Permeable paving systems can absorb rainwater, rather than increasing runoff, demonstrating the value of designing with nature. Collecting rainwater from the roof in a clear acrylic tank which can then be piped to exterior hose bibs for watering the lawn or flushing toilets can demonstrate how much water is wasted in non-green facilities and is used for such everyday functions as hand washing. Treating a natural, or man-made, drainage swale as a wetland and planting native wetland plants can demonstrate how water is cleansed and returned to the environment after a rainstorm and can also attract animals and birds to the more natural environment.
Contrary to popular belief, well-designed, sustainable schools can be built for approximately the same construction budget as an ordinary, non-sustainable school; the benefits include long-term savings in operation and maintenance costs as well as minimizing the impact of the construction on the environment.
Energy Conservation: Science lab facilities use significantly more energy than standard classrooms for several reasons: (1) fume hoods use the most energy, (2) higher outdoor air requirements for safe occupancy require more energy to condition the air (heat, cool, dehumidify, etc.), and (3) electrical plug loads in science facilities are 4-5 times higher than in standard classrooms. Thus it makes financial as well as environmental sense to design school science facilities to be as energy-efficient as possible.
During tours of many schools around the country, we have noticed that fume hoods are often kept running all the time – usually because the general ventilation system of the science area is inadequate. Often these fume hoods are also used as storage spaces and the sash of the hood is left open. Since the exhaust fans for fume hoods are designed to create a certain “face velocity” of air flow across the hood opening, the larger the opening, the more energy is expended by the fan to create this face velocity. Further, since air from the fume hood is exhausted directly outdoors, new outdoor air must be introduced into the school to replace it. This air must be heated or cooled, humidified or dehumidified to obtain the appropriate comfort level in the classroom. Both these activities waste energy. The solution is to design the science area’s HVAC system to provide adequate ventilation when the fume hoods are not operating, to design the supply fans in that system so that they provide additional outdoor air when the hood is turned on (a variable volume or “VAV” system), and to operate the hoods only when needed for classroom demonstrations or investigations.

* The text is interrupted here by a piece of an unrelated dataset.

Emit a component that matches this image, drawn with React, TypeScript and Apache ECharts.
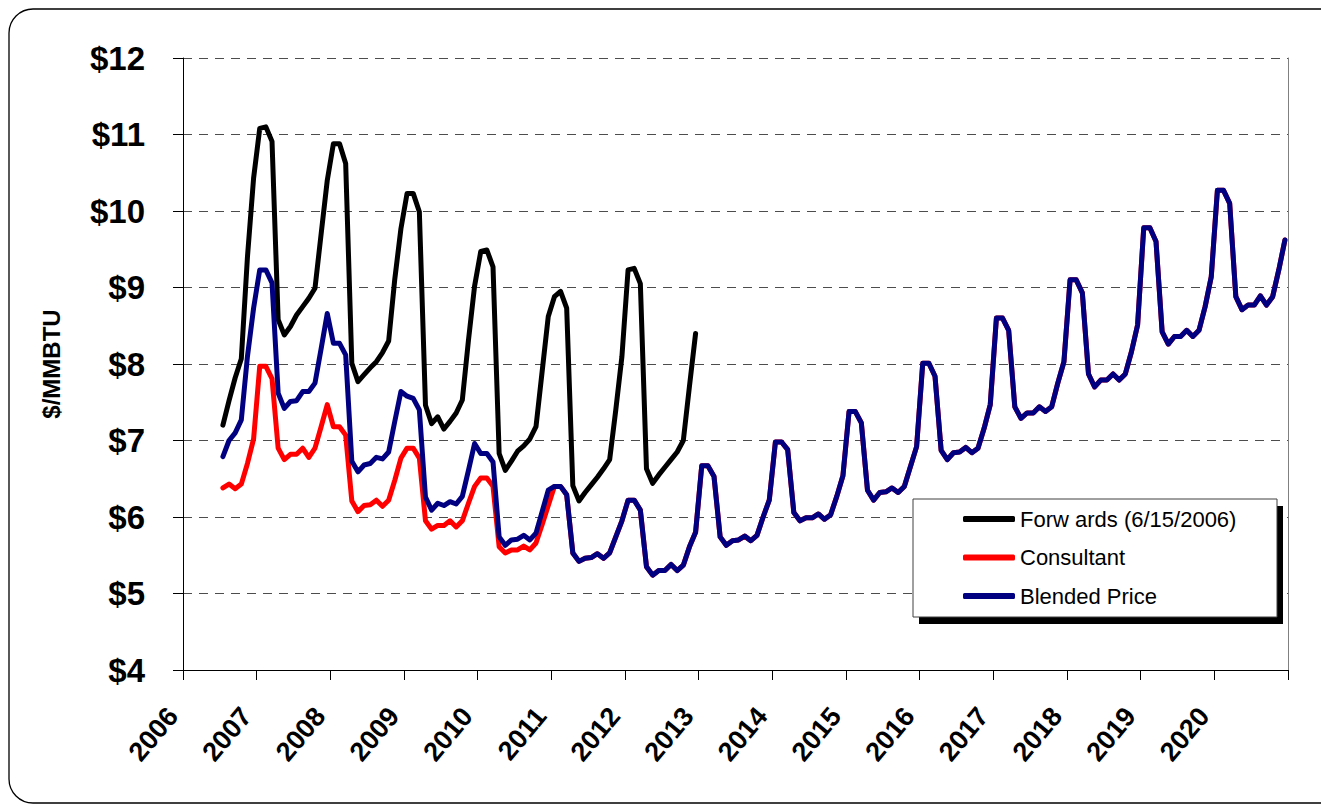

Because science facilities use chemicals that create unpleasant and, sometimes, unsafe emissions, the ventilation system serving the science areas should be separate from the system serving the rest of the school. Science facilities generally require between 4 and 12 air changes per hour (ASHRAE Laboratory Design Guide, p. 32); a good general level for high school science lab/classrooms would be six air changes per hour (ACH) which means that all the air in a space is replaced by fresh air every ten minutes. All this fresh air must be conditioned (heated, cooled, humidified or de-humidified) which takes energy. Concentrating science facilities in a central area can minimize the need for duplicate, energy consuming HVAC equipment and can allow straighter and shorter air supply duct runs (which increases air flow and uses less energy). Further, with fewer machines required to heat, cool and move the air, there are fewer machines to maintain, which should reduce maintenance costs.